**Task to carry out**
The lines to print start at the one containing "The picture is" and end at the one containing "0.159, 0.200, 0.193];"; print them exactly, ends included, and only them.

=== Source excerpt ===

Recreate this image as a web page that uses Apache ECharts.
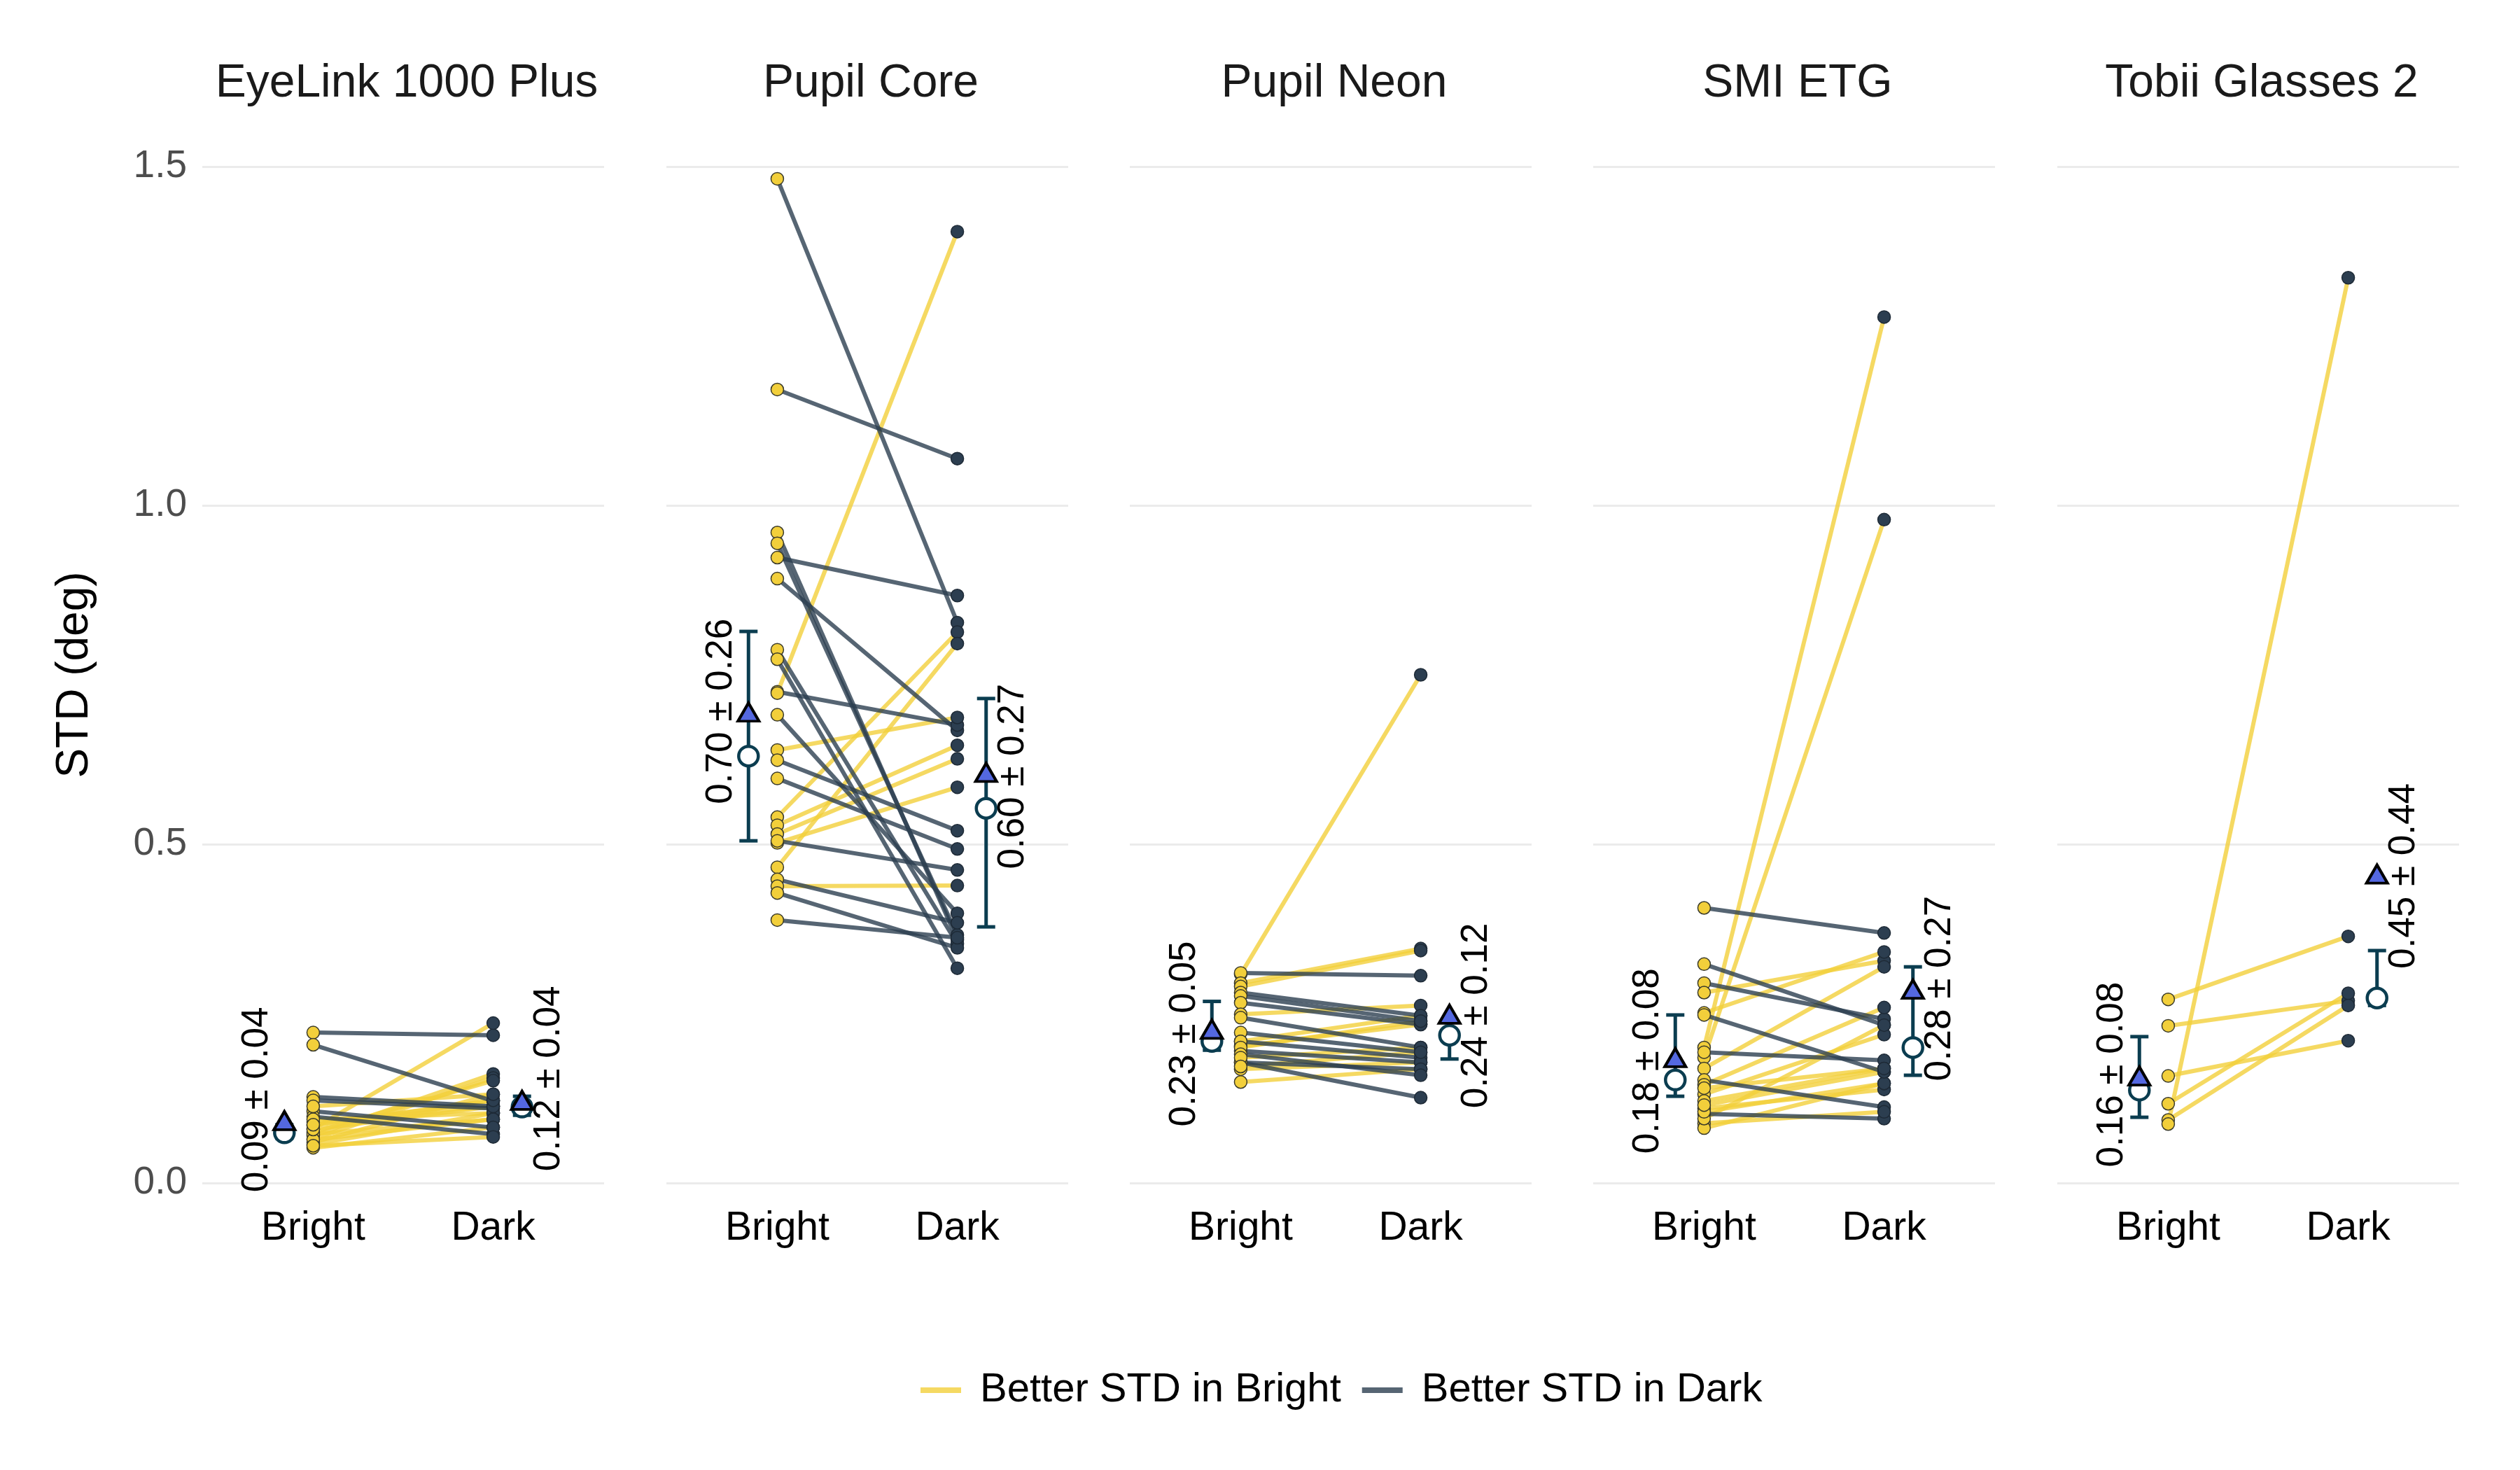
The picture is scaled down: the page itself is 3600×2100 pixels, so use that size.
<!DOCTYPE html>
<html>
<head>
<meta charset="utf-8">
<script src="https://cdn.jsdelivr.net/npm/echarts@6/dist/echarts.min.js"></script>
<style>
  html, body { margin: 0; padding: 0; background: #fff; }
  #chart { width: 3600px; height: 2100px; }
</style>
</head>
<body>
<div id="chart"></div>
<script>
// panels and conditions
var devices = ['EyeLink 1000 Plus', 'Pupil Core', 'Pupil Neon', 'SMI ETG', 'Tobii Glasses 2'];
var conditions = ['Bright', 'Dark'];
var seriesNames = ['Better STD in Bright', 'Better STD in Dark'];

// per participant STD (deg), same index = same participant
var eyelinkBright = [0.222, 0.204, 0.127, 0.122, 0.106, 0.098, 0.080, 0.070, 0.065, 0.075, 0.060,
                     0.085, 0.090, 0.057, 0.094, 0.072, 0.064, 0.052, 0.055, 0.079, 0.086, 0.113];
var eyelinkDark   = [0.218, 0.121, 0.113, 0.110, 0.082, 0.072, 0.236, 0.161, 0.155, 0.151, 0.131,
                     0.122, 0.113, 0.103, 0.103, 0.094, 0.094, 0.082, 0.068, 0.113, 0.122, 0.131];

var coreBright = [1.482, 1.171, 0.960, 0.944, 0.923, 0.892, 0.787, 0.773, 0.725, 0.723, 0.691, 0.639,
                  0.624, 0.597, 0.540, 0.528, 0.515, 0.502, 0.505, 0.466, 0.448, 0.438, 0.428, 0.388];
var coreDark   = [0.827, 1.069, 0.359, 0.366, 0.867, 0.668, 0.353, 0.317, 0.676, 1.404, 0.398, 0.687,
                  0.520, 0.493, 0.813, 0.646, 0.626, 0.584, 0.462, 0.796, 0.384, 0.439, 0.347, 0.362];

var neonBright = [0.308, 0.310, 0.295, 0.290, 0.281, 0.276, 0.266, 0.249, 0.244, 0.222, 0.209,
                  0.202, 0.209, 0.195, 0.200, 0.178, 0.168, 0.178, 0.149, 0.190, 0.185, 0.172];
var neonDark   = [0.750, 0.306, 0.346, 0.343, 0.247, 0.239, 0.234, 0.262, 0.200, 0.193, 0.247,
                  0.234, 0.185, 0.178, 0.239, 0.168, 0.178, 0.126, 0.168, 0.159, 0.200, 0.193];

var smiBright = [0.406, 0.323, 0.295, 0.281, 0.251, 0.248, 0.200, 0.185, 0.193, 0.169, 0.152,
                 0.145, 0.131, 0.121, 0.110, 0.102, 0.088, 0.081, 0.095, 0.105, 0.115, 0.140];
var smiDark   = [0.369, 0.233, 0.242, 0.328, 0.341, 0.164, 1.278, 0.979, 0.181, 0.319, 0.112,
                 0.259, 0.219, 0.169, 0.138, 0.095, 0.105, 0.147, 0.233, 0.147, 0.164, 0.169];

var tobiiBright = [0.271, 0.232, 0.158, 0.117, 0.093, 0.087];
var tobiiDark   = [0.364, 0.269, 0.210, 0.280, 0.262, 1.336];

var brightSets = [eyelinkBright, coreBright, neonBright, smiBright, tobiiBright];
var darkSets   = [eyelinkDark, coreDark, neonDark, smiDark, tobiiDark];

// summary markers
var meanBright   = [0.092, 0.695, 0.227, 0.185, 0.158];
var meanDark     = [0.122, 0.606, 0.249, 0.286, 0.456];
var medianBright = [0.074, 0.630, 0.209, 0.152, 0.137];
var medianDark   = [0.112, 0.553, 0.218, 0.200, 0.273];
var q1Bright = [0.066, 0.505, 0.196, 0.128, 0.097];
var q3Bright = [0.086, 0.814, 0.268, 0.248, 0.216];
var q1Dark   = [0.100, 0.378, 0.183, 0.159, 0.262];
var q3Dark   = [0.128, 0.715, 0.240, 0.319, 0.343];

// annotation text
var labelMeanBright = [0.09, 0.70, 0.23, 0.18, 0.16];
var labelSdBright   = [0.04, 0.26, 0.05, 0.08, 0.08];
var labelMeanDark   = [0.12, 0.60, 0.24, 0.28, 0.45];
var labelSdDark     = [0.04, 0.27, 0.12, 0.27, 0.44];
var labelYBright    = [0.123, 0.696, 0.220, 0.180, 0.160];
var labelYDark      = [0.154, 0.600, 0.247, 0.287, 0.453];

var FONT = 'Liberation Sans, Arial, Helvetica, sans-serif';
var YELLOW = '#f2cf3b';
var NAVY = '#2c3e50';
var TEAL = '#0b3d50';
var BLUE = '#5468e0';

var panelCenters = [576, 1239, 1901, 2563, 3226];
var panelWidth = 574;
var summaryOffset = 0.16;
var labelOffset = 0.31;

var myChart = echarts.init(document.getElementById('chart'));

var grids = [], xAxes = [], yAxes = [], titles = [], series = [];

function pairLines(name, color, idx, pairs) {
  return {
    name: name,
    type: 'custom',
    xAxisIndex: idx, yAxisIndex: idx,
    z: 2,
    itemStyle: { color: color },
    data: pairs,
    renderItem: function (params, api) {
      var p0 = api.coord([0, api.value(0)]);
      var p1 = api.coord([1, api.value(1)]);
      return {
        type: 'line',
        shape: { x1: p0[0], y1: p0[1], x2: p1[0], y2: p1[1] },
        style: { stroke: color, lineWidth: 6, opacity: 0.8 }
      };
    }
  };
}

for (var i = 0; i < devices.length; i++) {
  grids.push({
    left: panelCenters[i] - panelWidth / 2, top: 238, width: panelWidth, height: 1452,
    outerBoundsMode: 'none'
  });
  titles.push({
    text: devices[i], left: panelCenters[i], top: 82, textAlign: 'center',
    textStyle: { fontFamily: FONT, fontSize: 66, fontWeight: 'normal', color: '#1a1a1a' }
  });
  xAxes.push({
    gridIndex: i, type: 'value', min: -0.616, max: 1.616,
    axisLine: { show: false }, axisTick: { show: false }, splitLine: { show: false },
    axisLabel: {
      customValues: [0, 1],
      formatter: function (v) { return conditions[Math.round(v)]; },
      fontFamily: FONT, fontSize: 57, color: '#000', margin: 37
    }
  });
  yAxes.push({
    gridIndex: i, type: 'value', min: 0, max: 1.5, interval: 0.5,
    axisLine: { show: false }, axisTick: { show: false },
    splitLine: { lineStyle: { color: '#ebebeb', width: 3 } },
    axisLabel: {
      show: i === 0, margin: 22, fontFamily: FONT, fontSize: 55, color: '#4d4d4d',
      formatter: function (v) { return v.toFixed(1); }
    },
    name: i === 0 ? 'STD (deg)' : '',
    nameLocation: 'middle', nameGap: 150,
    nameTextStyle: { fontFamily: FONT, fontSize: 64, color: '#000' }
  });

  var b = brightSets[i], d = darkSets[i];
  var brightBetter = [], darkBetter = [];
  for (var k = 0; k < b.length; k++) {
    if (d[k] < b[k]) darkBetter.push([b[k], d[k]]);
    else brightBetter.push([b[k], d[k]]);
  }
  series.push(pairLines(seriesNames[0], YELLOW, i, brightBetter));
  series.push(pairLines(seriesNames[1], NAVY, i, darkBetter));

  series.push({
    type: 'scatter', xAxisIndex: i, yAxisIndex: i, z: 3, silent: true,
    symbol: 'circle', symbolSize: 18,
    itemStyle: { color: YELLOW, borderColor: '#3a3a2a', borderWidth: 1.5, opacity: 1 },
    data: b.map(function (v) { return [0, v]; })
  });
  series.push({
    type: 'scatter', xAxisIndex: i, yAxisIndex: i, z: 3, silent: true,
    symbol: 'circle', symbolSize: 18,
    itemStyle: { color: NAVY, borderColor: '#1e2a36', borderWidth: 1.5, opacity: 1 },
    data: d.map(function (v) { return [1, v]; })
  });

  // IQR bars
  series.push({
    type: 'custom', xAxisIndex: i, yAxisIndex: i, z: 4, silent: true,
    data: [[-summaryOffset, q1Bright[i], q3Bright[i]], [1 + summaryOffset, q1Dark[i], q3Dark[i]]],
    renderItem: function (params, api) {
      var x = api.value(0);
      var lo = api.coord([x, api.value(1)]);
      var hi = api.coord([x, api.value(2)]);
      var cap = 13;
      var st = { stroke: TEAL, lineWidth: 5 };
      return {
        type: 'group',
        children: [
          { type: 'line', shape: { x1: lo[0], y1: lo[1], x2: hi[0], y2: hi[1] }, style: st },
          { type: 'line', shape: { x1: lo[0] - cap, y1: lo[1], x2: lo[0] + cap, y2: lo[1] }, style: st },
          { type: 'line', shape: { x1: hi[0] - cap, y1: hi[1], x2: hi[0] + cap, y2: hi[1] }, style: st }
        ]
      };
    }
  });
  // medians
  series.push({
    type: 'scatter', xAxisIndex: i, yAxisIndex: i, z: 5, silent: true,
    symbol: 'circle', symbolSize: 28,
    itemStyle: { color: '#fff', borderColor: TEAL, borderWidth: 4.5, opacity: 1 },
    data: [[-summaryOffset, medianBright[i]], [1 + summaryOffset, medianDark[i]]]
  });
  // means
  series.push({
    type: 'scatter', xAxisIndex: i, yAxisIndex: i, z: 6, silent: true,
    symbol: 'triangle', symbolSize: [30, 26],
    itemStyle: { color: BLUE, borderColor: '#000', borderWidth: 4, opacity: 1 },
    data: [[-summaryOffset, meanBright[i]], [1 + summaryOffset, meanDark[i]]]
  });
  // mean ± sd text
  series.push({
    type: 'custom', xAxisIndex: i, yAxisIndex: i, z: 7, silent: true,
    data: [
      [-labelOffset, labelYBright[i], labelMeanBright[i].toFixed(2) + ' \u00b1 ' + labelSdBright[i].toFixed(2)],
      [1 + labelOffset, labelYDark[i], labelMeanDark[i].toFixed(2) + ' \u00b1 ' + labelSdDark[i].toFixed(2)]
    ],
    renderItem: function (params, api) {
      var p = api.coord([api.value(0), api.value(1)]);
      return {
        type: 'text', x: p[0], y: p[1], rotation: Math.PI / 2,
        style: {
          text: api.value(2), fontFamily: FONT, fontSize: 53, fill: '#000',
          align: 'center', verticalAlign: 'middle'
        }
      };
    }
  });
}

myChart.setOption({
  backgroundColor: '#fff',
  animation: false,
  title: titles,
  grid: grids,
  xAxis: xAxes,
  yAxis: yAxes,
  legend: {
    top: 1952, left: 1310, itemGap: 30, itemWidth: 58, itemHeight: 8,
    selectedMode: false,
    textStyle: { fontFamily: FONT, fontSize: 58, color: '#000', padding: [0, 0, 0, 22] },
    data: [
      { name: seriesNames[0], icon: 'rect', itemStyle: { color: YELLOW, opacity: 0.8 } },
      { name: seriesNames[1], icon: 'rect', itemStyle: { color: NAVY, opacity: 0.8 } }
    ]
  },
  series: series
});
</script>
</body>
</html>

===

**Output for this exercise**
The picture is scaled down: the page itself is 3600×2100 pixels, so use that size.
<!DOCTYPE html>
<html>
<head>
<meta charset="utf-8">
<script src="https://cdn.jsdelivr.net/npm/echarts@6/dist/echarts.min.js"></script>
<style>
  html, body { margin: 0; padding: 0; background: #fff; }
  #chart { width: 3600px; height: 2100px; }
</style>
</head>
<body>
<div id="chart"></div>
<script>
// panels and conditions
var devices = ['EyeLink 1000 Plus', 'Pupil Core', 'Pupil Neon', 'SMI ETG', 'Tobii Glasses 2'];
var conditions = ['Bright', 'Dark'];
var seriesNames = ['Better STD in Bright', 'Better STD in Dark'];

// per participant STD (deg), same index = same participant
var eyelinkBright = [0.222, 0.204, 0.127, 0.122, 0.106, 0.098, 0.080, 0.070, 0.065, 0.075, 0.060,
                     0.085, 0.090, 0.057, 0.094, 0.072, 0.064, 0.052, 0.055, 0.079, 0.086, 0.113];
var eyelinkDark   = [0.218, 0.121, 0.113, 0.110, 0.082, 0.072, 0.236, 0.161, 0.155, 0.151, 0.131,
                     0.122, 0.113, 0.103, 0.103, 0.094, 0.094, 0.082, 0.068, 0.113, 0.122, 0.131];

var coreBright = [1.482, 1.171, 0.960, 0.944, 0.923, 0.892, 0.787, 0.773, 0.725, 0.723, 0.691, 0.639,
                  0.624, 0.597, 0.540, 0.528, 0.515, 0.502, 0.505, 0.466, 0.448, 0.438, 0.428, 0.388];
var coreDark   = [0.827, 1.069, 0.359, 0.366, 0.867, 0.668, 0.353, 0.317, 0.676, 1.404, 0.398, 0.687,
                  0.520, 0.493, 0.813, 0.646, 0.626, 0.584, 0.462, 0.796, 0.384, 0.439, 0.347, 0.362];

var neonBright = [0.308, 0.310, 0.295, 0.290, 0.281, 0.276, 0.266, 0.249, 0.244, 0.222, 0.209,
                  0.202, 0.209, 0.195, 0.200, 0.178, 0.168, 0.178, 0.149, 0.190, 0.185, 0.172];
var neonDark   = [0.750, 0.306, 0.346, 0.343, 0.247, 0.239, 0.234, 0.262, 0.200, 0.193, 0.247,
                  0.234, 0.185, 0.178, 0.239, 0.168, 0.178, 0.126, 0.168, 0.159, 0.200, 0.193];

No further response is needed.